_Stated problem_
Everything from the line containing "Write a Python" through the line containing "0.5664, 0.8173], facecolor='black')" must be written out exactly, and nothing more; leave any pictures out.

_Provided data_
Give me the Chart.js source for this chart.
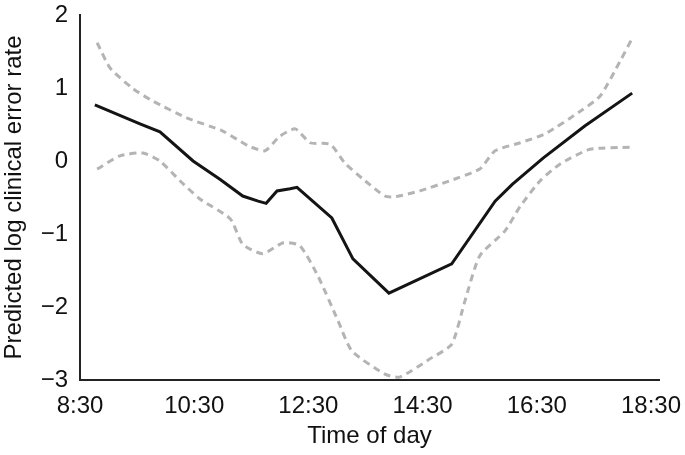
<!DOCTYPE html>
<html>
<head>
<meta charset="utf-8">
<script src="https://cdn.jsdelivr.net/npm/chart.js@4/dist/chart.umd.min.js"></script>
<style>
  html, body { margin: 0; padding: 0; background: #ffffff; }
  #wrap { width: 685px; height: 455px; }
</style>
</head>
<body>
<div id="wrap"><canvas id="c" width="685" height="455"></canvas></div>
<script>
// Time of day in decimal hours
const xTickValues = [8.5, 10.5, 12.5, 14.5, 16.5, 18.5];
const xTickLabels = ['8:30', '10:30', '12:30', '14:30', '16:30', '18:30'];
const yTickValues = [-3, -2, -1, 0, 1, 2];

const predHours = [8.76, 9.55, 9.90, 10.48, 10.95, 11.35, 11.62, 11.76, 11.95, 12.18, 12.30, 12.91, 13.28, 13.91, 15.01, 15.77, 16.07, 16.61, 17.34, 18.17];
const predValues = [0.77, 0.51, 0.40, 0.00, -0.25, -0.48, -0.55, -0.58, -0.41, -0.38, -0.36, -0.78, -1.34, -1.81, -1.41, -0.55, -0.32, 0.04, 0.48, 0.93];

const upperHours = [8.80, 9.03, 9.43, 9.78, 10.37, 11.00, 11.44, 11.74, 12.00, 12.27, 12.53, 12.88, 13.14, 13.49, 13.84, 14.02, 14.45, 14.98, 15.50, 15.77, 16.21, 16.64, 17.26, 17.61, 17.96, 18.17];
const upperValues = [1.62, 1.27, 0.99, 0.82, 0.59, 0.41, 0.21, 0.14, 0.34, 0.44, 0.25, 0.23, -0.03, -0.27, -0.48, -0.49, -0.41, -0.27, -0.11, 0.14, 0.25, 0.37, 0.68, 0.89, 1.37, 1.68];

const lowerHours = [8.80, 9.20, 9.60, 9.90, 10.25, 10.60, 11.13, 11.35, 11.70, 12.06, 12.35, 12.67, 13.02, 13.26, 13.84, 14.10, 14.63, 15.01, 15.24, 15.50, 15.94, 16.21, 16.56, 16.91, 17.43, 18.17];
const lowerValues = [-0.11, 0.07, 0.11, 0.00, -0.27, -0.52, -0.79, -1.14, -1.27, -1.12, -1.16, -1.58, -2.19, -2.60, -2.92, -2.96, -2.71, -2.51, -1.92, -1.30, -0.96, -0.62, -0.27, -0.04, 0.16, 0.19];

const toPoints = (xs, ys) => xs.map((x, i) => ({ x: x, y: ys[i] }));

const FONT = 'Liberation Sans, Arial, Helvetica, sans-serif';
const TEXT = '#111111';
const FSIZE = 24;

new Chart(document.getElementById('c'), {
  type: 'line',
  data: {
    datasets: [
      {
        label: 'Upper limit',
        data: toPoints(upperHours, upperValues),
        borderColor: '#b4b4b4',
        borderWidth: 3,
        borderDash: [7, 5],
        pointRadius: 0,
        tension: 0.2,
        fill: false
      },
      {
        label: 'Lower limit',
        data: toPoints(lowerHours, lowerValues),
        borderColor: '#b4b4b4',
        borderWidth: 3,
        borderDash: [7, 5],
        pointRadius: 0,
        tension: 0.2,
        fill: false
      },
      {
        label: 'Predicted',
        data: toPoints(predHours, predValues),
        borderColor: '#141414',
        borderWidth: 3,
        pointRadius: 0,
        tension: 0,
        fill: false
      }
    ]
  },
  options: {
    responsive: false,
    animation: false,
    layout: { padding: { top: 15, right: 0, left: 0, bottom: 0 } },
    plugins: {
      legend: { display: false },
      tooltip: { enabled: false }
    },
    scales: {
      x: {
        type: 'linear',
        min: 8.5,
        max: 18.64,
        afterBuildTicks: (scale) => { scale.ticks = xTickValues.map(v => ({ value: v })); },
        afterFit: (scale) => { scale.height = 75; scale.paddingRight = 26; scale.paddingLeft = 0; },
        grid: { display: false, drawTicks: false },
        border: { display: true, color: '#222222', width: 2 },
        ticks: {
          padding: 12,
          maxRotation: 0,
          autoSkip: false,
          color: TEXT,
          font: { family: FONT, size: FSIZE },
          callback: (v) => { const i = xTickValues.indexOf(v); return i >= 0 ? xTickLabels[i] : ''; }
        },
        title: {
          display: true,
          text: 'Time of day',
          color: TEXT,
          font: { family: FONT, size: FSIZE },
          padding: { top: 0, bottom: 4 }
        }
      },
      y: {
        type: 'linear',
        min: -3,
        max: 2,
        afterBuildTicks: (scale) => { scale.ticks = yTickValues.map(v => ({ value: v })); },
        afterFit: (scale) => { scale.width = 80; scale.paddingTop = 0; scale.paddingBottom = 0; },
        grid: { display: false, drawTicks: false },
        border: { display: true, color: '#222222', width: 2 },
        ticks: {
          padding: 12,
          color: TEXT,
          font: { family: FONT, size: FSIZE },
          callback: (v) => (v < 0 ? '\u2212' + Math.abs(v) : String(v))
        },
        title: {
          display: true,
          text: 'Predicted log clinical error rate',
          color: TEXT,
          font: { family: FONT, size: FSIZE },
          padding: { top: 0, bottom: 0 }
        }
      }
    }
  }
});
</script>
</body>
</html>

* * *

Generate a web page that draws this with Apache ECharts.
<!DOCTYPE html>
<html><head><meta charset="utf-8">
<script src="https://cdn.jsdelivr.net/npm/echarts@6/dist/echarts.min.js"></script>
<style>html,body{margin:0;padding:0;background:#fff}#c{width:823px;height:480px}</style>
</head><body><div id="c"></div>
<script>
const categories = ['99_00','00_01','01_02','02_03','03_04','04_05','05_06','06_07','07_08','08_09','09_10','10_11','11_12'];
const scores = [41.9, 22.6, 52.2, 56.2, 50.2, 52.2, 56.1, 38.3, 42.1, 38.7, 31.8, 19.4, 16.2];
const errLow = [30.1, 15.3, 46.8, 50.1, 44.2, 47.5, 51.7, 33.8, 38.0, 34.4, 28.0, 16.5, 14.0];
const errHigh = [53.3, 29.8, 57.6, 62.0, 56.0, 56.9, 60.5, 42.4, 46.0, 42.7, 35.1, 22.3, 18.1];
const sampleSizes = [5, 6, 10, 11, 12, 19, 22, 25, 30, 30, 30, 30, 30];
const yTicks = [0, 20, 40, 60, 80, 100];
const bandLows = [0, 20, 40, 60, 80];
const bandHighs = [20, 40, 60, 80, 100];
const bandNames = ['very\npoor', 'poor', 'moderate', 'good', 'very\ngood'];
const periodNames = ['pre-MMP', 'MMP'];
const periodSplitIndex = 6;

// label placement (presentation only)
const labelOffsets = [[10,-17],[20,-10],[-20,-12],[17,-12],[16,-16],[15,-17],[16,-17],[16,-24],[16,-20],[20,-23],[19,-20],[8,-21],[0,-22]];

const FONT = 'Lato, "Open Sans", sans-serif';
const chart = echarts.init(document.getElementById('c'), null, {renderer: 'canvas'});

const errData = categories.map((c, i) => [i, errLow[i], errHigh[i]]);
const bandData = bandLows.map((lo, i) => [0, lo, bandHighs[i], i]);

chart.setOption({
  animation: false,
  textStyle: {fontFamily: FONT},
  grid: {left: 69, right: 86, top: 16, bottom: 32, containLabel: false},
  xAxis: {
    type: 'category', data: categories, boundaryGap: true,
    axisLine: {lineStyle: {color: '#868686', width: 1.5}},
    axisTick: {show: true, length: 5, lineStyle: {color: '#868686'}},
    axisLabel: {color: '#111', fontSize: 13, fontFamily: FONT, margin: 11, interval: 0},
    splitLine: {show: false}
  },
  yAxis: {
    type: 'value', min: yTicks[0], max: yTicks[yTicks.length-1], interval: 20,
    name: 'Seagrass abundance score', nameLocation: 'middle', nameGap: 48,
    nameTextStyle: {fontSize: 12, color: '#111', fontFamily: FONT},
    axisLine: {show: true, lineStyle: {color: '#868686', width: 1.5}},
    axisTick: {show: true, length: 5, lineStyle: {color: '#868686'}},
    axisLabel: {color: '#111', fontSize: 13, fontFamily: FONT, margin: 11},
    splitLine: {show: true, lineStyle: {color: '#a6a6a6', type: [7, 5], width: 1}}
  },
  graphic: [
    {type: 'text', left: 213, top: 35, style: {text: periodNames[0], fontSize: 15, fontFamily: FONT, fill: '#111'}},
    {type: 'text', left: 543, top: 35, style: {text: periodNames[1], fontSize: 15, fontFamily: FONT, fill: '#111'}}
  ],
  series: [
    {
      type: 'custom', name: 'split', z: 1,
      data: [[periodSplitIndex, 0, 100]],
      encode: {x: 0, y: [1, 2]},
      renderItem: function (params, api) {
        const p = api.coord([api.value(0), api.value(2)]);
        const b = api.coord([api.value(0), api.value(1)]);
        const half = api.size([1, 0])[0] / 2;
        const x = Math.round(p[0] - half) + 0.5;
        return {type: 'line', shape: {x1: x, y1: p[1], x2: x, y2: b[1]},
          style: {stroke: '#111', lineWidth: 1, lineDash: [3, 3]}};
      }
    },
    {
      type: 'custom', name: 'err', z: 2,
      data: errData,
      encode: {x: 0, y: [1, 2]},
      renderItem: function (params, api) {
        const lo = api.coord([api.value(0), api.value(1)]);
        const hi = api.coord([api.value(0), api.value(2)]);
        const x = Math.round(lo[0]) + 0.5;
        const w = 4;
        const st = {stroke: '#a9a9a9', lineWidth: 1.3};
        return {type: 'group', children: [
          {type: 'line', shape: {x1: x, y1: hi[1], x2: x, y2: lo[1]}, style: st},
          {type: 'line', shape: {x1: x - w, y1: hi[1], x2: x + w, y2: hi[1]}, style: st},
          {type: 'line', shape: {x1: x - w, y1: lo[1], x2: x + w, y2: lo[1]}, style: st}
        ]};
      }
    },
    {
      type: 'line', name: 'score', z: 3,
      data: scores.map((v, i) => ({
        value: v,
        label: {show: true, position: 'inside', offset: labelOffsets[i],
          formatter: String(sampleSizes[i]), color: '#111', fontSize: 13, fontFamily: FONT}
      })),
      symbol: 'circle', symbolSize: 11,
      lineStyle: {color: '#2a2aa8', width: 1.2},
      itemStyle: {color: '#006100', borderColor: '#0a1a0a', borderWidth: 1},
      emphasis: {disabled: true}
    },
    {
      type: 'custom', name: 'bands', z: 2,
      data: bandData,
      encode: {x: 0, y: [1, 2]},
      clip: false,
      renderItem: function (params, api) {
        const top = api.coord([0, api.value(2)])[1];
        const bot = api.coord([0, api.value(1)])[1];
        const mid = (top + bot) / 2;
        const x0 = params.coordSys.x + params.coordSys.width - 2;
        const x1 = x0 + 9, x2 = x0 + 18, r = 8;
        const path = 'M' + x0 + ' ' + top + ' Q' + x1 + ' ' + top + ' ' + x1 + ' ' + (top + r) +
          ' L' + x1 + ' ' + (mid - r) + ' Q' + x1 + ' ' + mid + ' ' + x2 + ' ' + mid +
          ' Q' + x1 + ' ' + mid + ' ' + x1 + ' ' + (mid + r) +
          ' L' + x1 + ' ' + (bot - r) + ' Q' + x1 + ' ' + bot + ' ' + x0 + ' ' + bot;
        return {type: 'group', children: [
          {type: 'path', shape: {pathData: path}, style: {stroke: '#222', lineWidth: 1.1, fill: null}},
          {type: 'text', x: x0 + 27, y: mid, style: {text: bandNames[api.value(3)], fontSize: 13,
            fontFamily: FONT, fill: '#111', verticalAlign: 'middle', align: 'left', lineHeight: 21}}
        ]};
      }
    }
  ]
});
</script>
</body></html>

...

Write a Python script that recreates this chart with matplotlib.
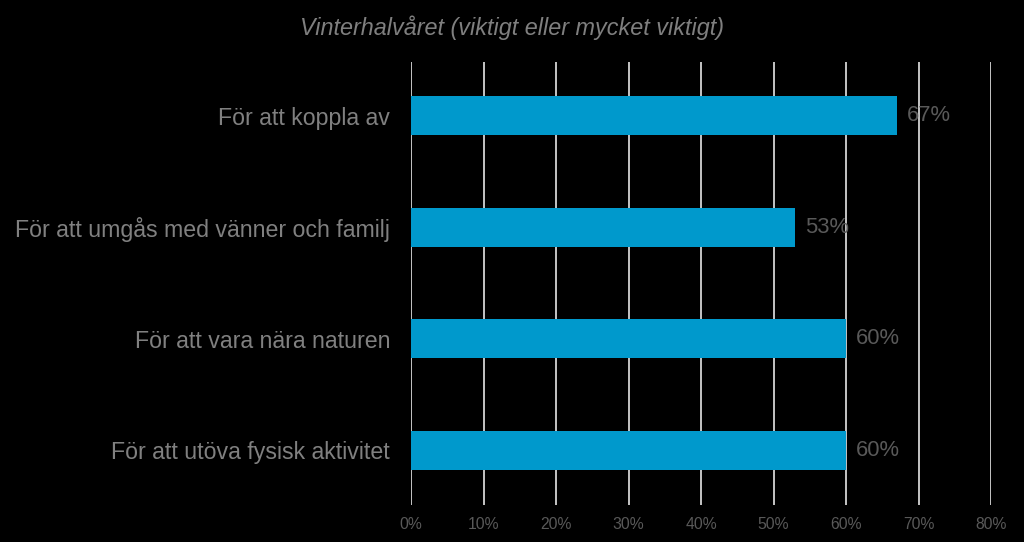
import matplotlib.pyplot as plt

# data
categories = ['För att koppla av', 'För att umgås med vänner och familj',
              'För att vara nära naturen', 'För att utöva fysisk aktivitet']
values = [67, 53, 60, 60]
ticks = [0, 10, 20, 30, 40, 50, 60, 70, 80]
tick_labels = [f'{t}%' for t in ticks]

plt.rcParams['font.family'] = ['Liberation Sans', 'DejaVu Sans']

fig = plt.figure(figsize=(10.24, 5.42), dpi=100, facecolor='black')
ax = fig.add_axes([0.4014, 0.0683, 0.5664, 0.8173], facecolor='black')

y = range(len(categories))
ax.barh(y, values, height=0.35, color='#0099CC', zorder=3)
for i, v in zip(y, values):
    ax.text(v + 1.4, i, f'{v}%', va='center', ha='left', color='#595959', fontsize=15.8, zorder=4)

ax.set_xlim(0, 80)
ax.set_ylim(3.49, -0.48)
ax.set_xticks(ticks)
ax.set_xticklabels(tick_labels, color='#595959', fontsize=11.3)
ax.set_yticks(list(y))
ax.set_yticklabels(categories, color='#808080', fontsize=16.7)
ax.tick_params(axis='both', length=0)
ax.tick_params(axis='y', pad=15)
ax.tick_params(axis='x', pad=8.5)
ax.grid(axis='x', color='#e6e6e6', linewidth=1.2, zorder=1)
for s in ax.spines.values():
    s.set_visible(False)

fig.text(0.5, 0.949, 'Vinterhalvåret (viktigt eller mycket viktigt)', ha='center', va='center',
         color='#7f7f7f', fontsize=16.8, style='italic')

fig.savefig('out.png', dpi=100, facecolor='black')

_Answer to the problem_
Write a Python script that recreates this chart with matplotlib.
import matplotlib.pyplot as plt

# data
categories = ['För att koppla av', 'För att umgås med vänner och familj',
              'För att vara nära naturen', 'För att utöva fysisk aktivitet']
values = [67, 53, 60, 60]
ticks = [0, 10, 20, 30, 40, 50, 60, 70, 80]
tick_labels = [f'{t}%' for t in ticks]

plt.rcParams['font.family'] = ['Liberation Sans', 'DejaVu Sans']

fig = plt.figure(figsize=(10.24, 5.42), dpi=100, facecolor='black')
ax = fig.add_axes([0.4014, 0.0683, 0.5664, 0.8173], facecolor='black')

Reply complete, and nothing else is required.